Even though I am not trying for another baby for 4-5 years, when I do try and I become pregnant where can I go to get a BF support person before I give birth?

And wow chetnaz, I wish my mum was an expert on Bfing
x
 
I'll probably get slated for this but for me, breast isn't the best purely on the basis that i need to get in to some form of feeding routine, as running my own business i havent got the time to deal with cluster feeding, bleeding nipples, worrying about latching problems, stressing myself over it etc...... so formula is the best way to go for me and my midwife completely supports my decision
 
Even though I am not trying for another baby for 4-5 years, when I do try and I become pregnant where can I go to get a BF support person before I give birth?

And wow chetnaz, I wish my mum was an expert on Bfing
x


There are la leche support groups hun, you can look up which is your closest group to you. I've never been to one, but i've heard theyre really good. Yes, my mum did come in quite handy, Im quite lucky. Dont know if it'll work this time though as there will be two babies to feed! Ah well, all i can do is try. Hope it works out for you next time, and if you really want to do it, don't let the MW's fob you off!
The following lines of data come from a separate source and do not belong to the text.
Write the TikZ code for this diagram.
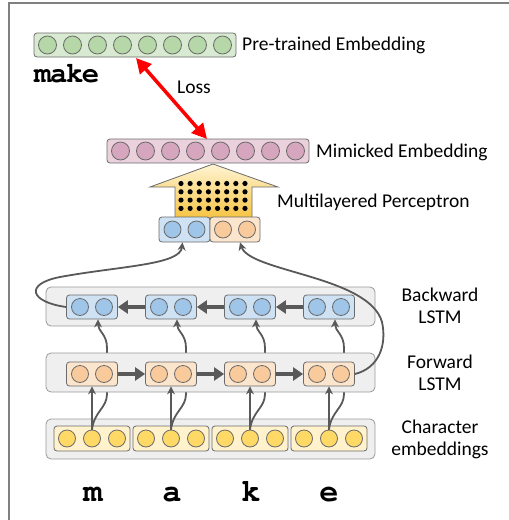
\documentclass[tikz,border=0pt]{standalone}
\usepackage[T1,TU]{fontenc}
\usepackage{fontspec}
\setmainfont{Carlito}
\usetikzlibrary{arrows.meta}
\definecolor{bgray}{HTML}{6B6B6B}
\definecolor{agray}{HTML}{595959}
\definecolor{fgray}{HTML}{999999}
\definecolor{outerfill}{HTML}{EFEFEF}
\definecolor{greenbox}{HTML}{D9EAD3}
\definecolor{greenc}{HTML}{B6D7A8}
\definecolor{pinkbox}{HTML}{EAD1DC}
\definecolor{pinkc}{HTML}{D5A6BD}
\definecolor{bluebox}{HTML}{CFE2F3}
\definecolor{bluec}{HTML}{9FC5E8}
\definecolor{orbox}{HTML}{FCE5CD}
\definecolor{orc}{HTML}{F9CB9C}
\definecolor{yelbox}{HTML}{FFF2CC}
\definecolor{yelc}{HTML}{FFD966}
\definecolor{mlptop}{HTML}{FFF4D4}
\definecolor{mlpbot}{HTML}{F6C443}
\newcommand{\courbold}[1]{\fontencoding{T1}\fontfamily{pcr}\fontseries{b}\fontshape{n}\fontsize{#1}{#1}\selectfont}
\tikzset{
  cellbox/.style={draw=bgray, line width=0.8pt, rounded corners=3pt, minimum width=51pt, minimum height=24pt, inner sep=0pt},
  dotc/.style={circle, draw=bgray, line width=0.8pt, minimum size=17pt, inner sep=0pt},
  outerbox/.style={draw=fgray, line width=0.8pt, fill=outerfill, rounded corners=5pt, minimum width=329pt, minimum height=39pt, inner sep=0pt},
  lab/.style={font=\fontsize{19.5}{22.5}\selectfont, align=center, inner sep=0pt},
  conn/.style={draw=agray, line width=1.8pt, -{Stealth[length=8pt,width=8pt]}},
  hconn/.style={draw=agray, line width=3.5pt, -{Triangle[length=10pt,width=13pt]}},
  framel/.style={draw=gray, line width=1.5pt},
  topmono/.style={font=\courbold{29}, inner sep=0pt},
  botmono/.style={font=\courbold{32}, inner sep=0pt}
}
\begin{document}
\begin{tikzpicture}[x=1pt,y=-1pt]
\useasboundingbox (0,0) rectangle (509,520);
% frame
\coordinate (fr1) at (8,3);
\coordinate (fr2) at (509,3);
\coordinate (fr3) at (9,3);
\coordinate (fr4) at (9,520);
\draw[framel] (fr1) -- (fr2);
\draw[framel] (fr3) -- (fr4);

% outer boxes (back)
\node[outerbox, minimum height=40pt] (chbox) at (210.5,439) {};
\node[outerbox] (bwbox) at (210.5,306.5) {};

% character cells
\foreach \k in {0,1,2,3}{
  \pgfmathsetmacro\c{92+79*\k}
  \node[cellbox, fill=yelbox, minimum width=76pt, minimum height=25pt] (ch\k) at (\c,438.5) {};
  \node[dotc, fill=yelc] (ch\k-1) at (\c-25,438.5) {};
  \node[dotc, fill=yelc] (ch\k-2) at (\c,438.5) {};
  \node[dotc, fill=yelc] (ch\k-3) at (\c+25,438.5) {};
}
% backward cells
\foreach \k in {0,1,2,3}{
  \pgfmathsetmacro\c{92+79*\k}
  \node[cellbox, fill=bluebox] (bw\k) at (\c,307) {};
  \node[dotc, fill=bluec] (bw\k-1) at (\c-12,307) {};
  \node[dotc, fill=bluec] (bw\k-2) at (\c+12,307) {};
}
% curves from characters to backward cells (hidden behind forward box)
\foreach \k in {0,1,2,3}{
  \pgfmathsetmacro\c{92+79*\k}
  \draw[conn] (ch\k-2.north) .. controls +(2,-18) and +(0,14) .. ({\c+15},394) -- ({\c+15},348) .. controls +(0,-14) and +(0,12) .. ([xshift=6pt]bw\k.south);
}
% forward box and cells
\node[outerbox] (fwbox) at (210.5,372.5) {};
\foreach \k in {0,1,2,3}{
  \pgfmathsetmacro\c{92+79*\k}
  \node[cellbox, fill=orbox] (fw\k) at (\c,374) {};
  \node[dotc, fill=orc] (fw\k-1) at (\c-12,374) {};
  \node[dotc, fill=orc] (fw\k-2) at (\c+12,374) {};
}
% straight arrows
\foreach \k in {0,1,2,3}{
  \draw[conn] (ch\k-2.north) -- (fw\k.south -| ch\k-2.north);
}
% horizontal arrows
\draw[hconn] (fw0.east) -- (fw1.west);
\draw[hconn] (fw1.east) -- (fw2.west);
\draw[hconn] (fw2.east) -- (fw3.west);
\draw[hconn] (bw3.west) -- (bw2.east);
\draw[hconn] (bw2.west) -- (bw1.east);
\draw[hconn] (bw1.west) -- (bw0.east);

% MLP arrow shape
\path[draw=bgray, line width=0.8pt, top color=mlptop, bottom color=mlpbot]
  (175,218) -- (175,187) -- (150,187) -- (213,164) -- (278,187) -- (252,187) -- (252,218) -- cycle;
\foreach \i in {0,...,7}{
  \foreach \j in {0,...,3}{
    \fill ({181+9.14*\i},{183.5+8.3*\j}) circle (2.6pt);
  }
}
% concat boxes
\node[cellbox, fill=bluebox, minimum width=51pt, minimum height=25pt] (cb) at (184.5,229.5) {};
\node[dotc, fill=bluec] (cb-1) at (172.5,229.5) {};
\node[dotc, fill=bluec] (cb-2) at (196.5,229.5) {};
\node[cellbox, fill=orbox, minimum width=50pt, minimum height=25pt] (co) at (235,229.5) {};
\node[dotc, fill=orc] (co-1) at (223,229.5) {};
\node[dotc, fill=orc] (co-2) at (247,229.5) {};

% output curves
\draw[conn] (bw0.west) .. controls (30,302) and (24,284) .. (60,277) .. controls (120,266) and (180,265) .. ([xshift=-2pt]cb.south);
\draw[conn] (fw3.east) .. controls (379,368) and (387,345) .. (382,322) .. controls (369,276) and (250,272) .. ([xshift=5pt]co.south);

% mimicked embedding
\node[cellbox, fill=pinkbox, minimum width=202pt, minimum height=24pt] (mim) at (208,151) {};
\foreach \i in {0,...,7}{
  \node[dotc, fill=pinkc, minimum size=18pt] (mim-\i) at ({120.5+25*\i},151) {};
}
% pre-trained embedding
\node[cellbox, fill=greenbox, minimum width=202pt, minimum height=24pt] (pre) at (135,45) {};
\foreach \i in {0,...,7}{
  \node[dotc, fill=greenc, minimum size=18pt] (pre-\i) at ({47.5+25*\i},45) {};
}
% loss
\coordinate (lossA) at (136,58);
\coordinate (lossB) at (207,139);
\draw[draw=red, line width=3.5pt, {Triangle[length=15pt,width=15pt]}-{Triangle[length=15pt,width=15pt]}] (lossA) -- (lossB);
\node[lab] (losslab) at (194,87) {Loss};

% labels
\node[lab, anchor=west] (l1) at (242,45) {Pre-trained Embedding};
\node[lab, anchor=west] (l2) at (316,152) {Mimicked Embedding};
\node[lab, anchor=west] (l3) at (277,202) {Multilayered Perceptron};
\node[lab] (l4) at (440,306) {Backward\\LSTM};
\node[lab] (l5) at (440,373) {Forward\\LSTM};
\node[lab] (l6) at (440,439.5) {Character\\embeddings};
\node[topmono, anchor=base west] (mk) at (34,82) {m\kern-1.5pt a\kern-1.5pt k\kern-1.5pt e};
\node[botmono, anchor=base] (m1) at (93,501) {m};
\node[botmono, anchor=base] (m2) at (172,501) {a};
\node[botmono, anchor=base] (m3) at (251,501) {k};
\node[botmono, anchor=base] (m4) at (329,501) {e};
\end{tikzpicture}
\end{document}
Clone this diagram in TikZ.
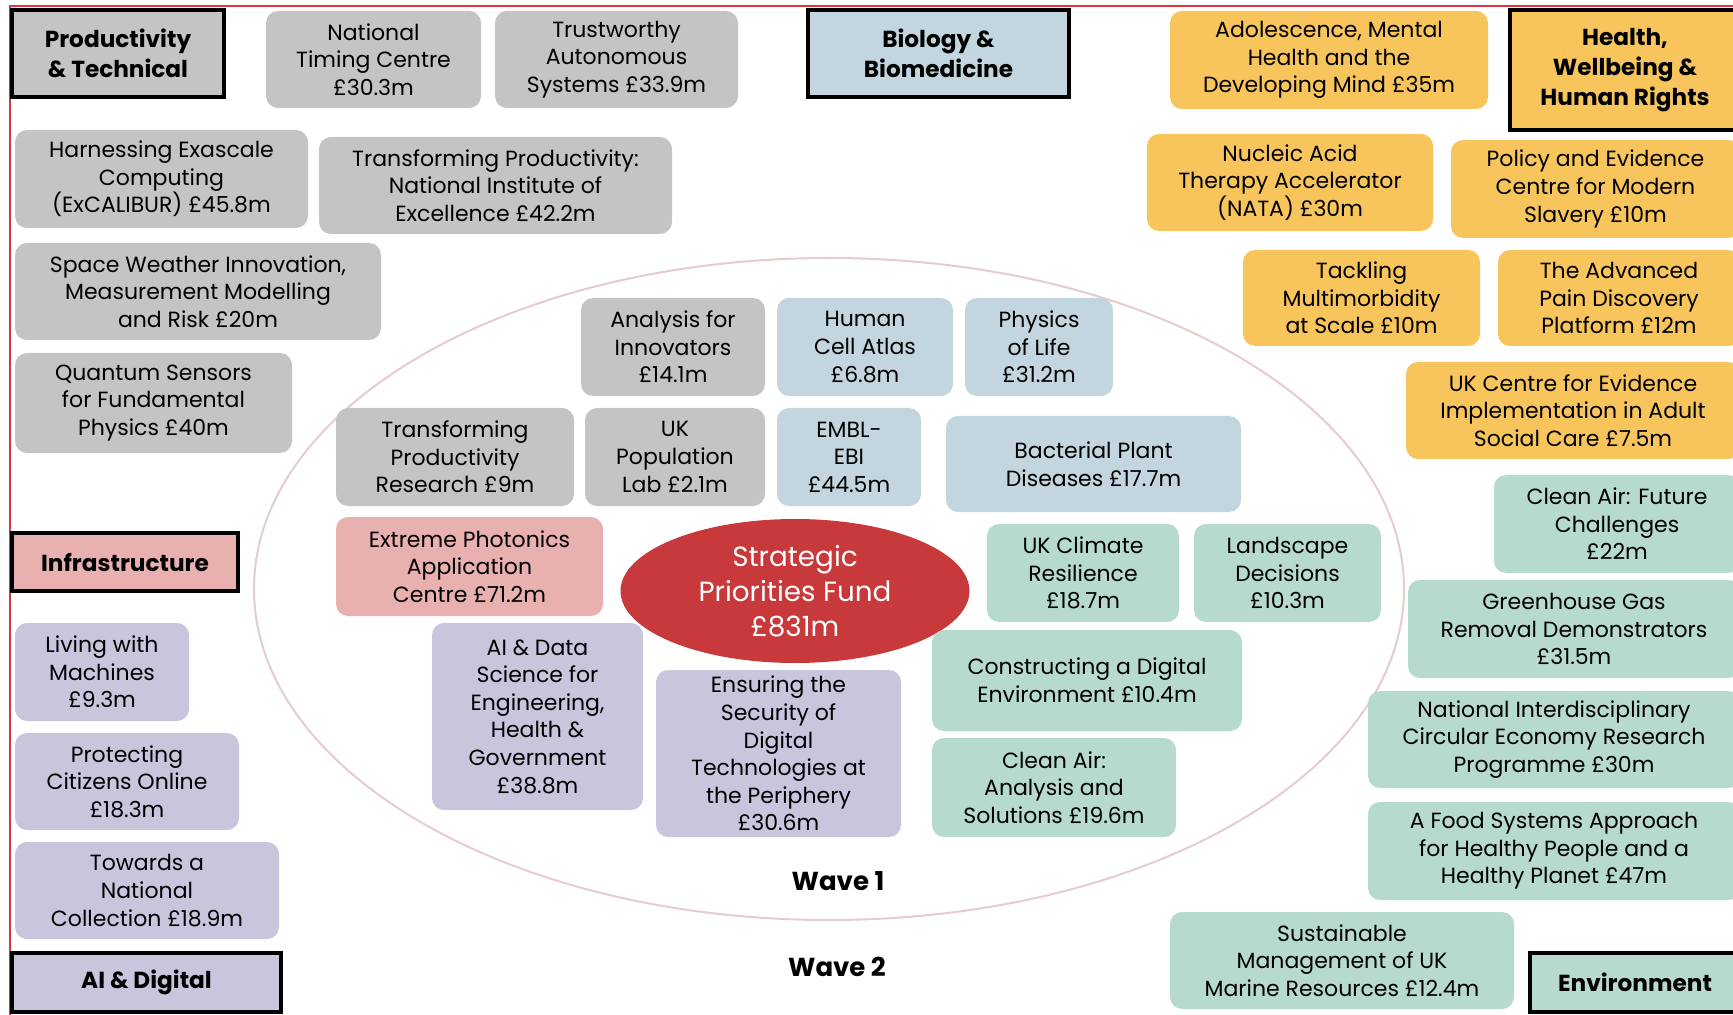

Insist they help you - it's part of their job. x
 
I'll probably get slated for this but for me, breast isn't the best purely on the basis that i need to get in to some form of feeding routine, as running my own business i havent got the time to deal with cluster feeding, bleeding nipples, worrying about latching problems, stressing myself over it etc...... so formula is the best way to go for me and my midwife completely supports my decision

You mean breast isnt best for your life not in general.
 
I'll probably get slated for this but for me, breast isn't the best purely on the basis that i need to get in to some form of feeding routine, as running my own business i havent got the time to deal with cluster feeding, bleeding nipples, worrying about latching problems, stressing myself over it etc...... so formula is the best way to go for me and my midwife completely supports my decision

I personally disagree with your reasons for FF as i think that having a child is about sacrifice and when we decided to TTC we agreed that for at least 6 months it would no longer be about us and our lives,but about the baby... but that is a difference in parenting!

Not saying that you are wrong in your choices because its whats best for YOU and no doubt BF would affect both you and your baby because you would feel that you werre doing something you didn't want to do.

TBH i see more and more of this kind of attitude towards BF,and it's mainly down to the 'have it all' culture that seems to be the done thing now.

At least you have the balls to be honest from the beginning and voice your reasons for choosing not to BF without the age old 'i tried with my last and couldnt' or seemingly a favourite amongst girls i know 'one day my milk just dried up'.

I think its a shame that a lot of women feel the need to defend tgheir parenting choices and especially when it comes to not BF make 'excuses' why when really they simply did not enjoy it,found it too hard and gave up or didn't want to do it anyway!

As for having support when the baby is born i think that pregnant women should be encouraged to look into whats available to them,i know my local trust offers peer support workers to pregnant women.. but due to funding this isnt available everywhere :(
 
I'll probably get slated for this but for me, breast isn't the best purely on the basis that i need to get in to some form of feeding routine, as running my own business i havent got the time to deal with cluster feeding, bleeding nipples, worrying about latching problems, stressing myself over it etc...... so formula is the best way to go for me and my midwife completely supports my decision

That means breast is not best for you. Breast is still best for your baby, and that's all the health set mean when they say 'breast is best'.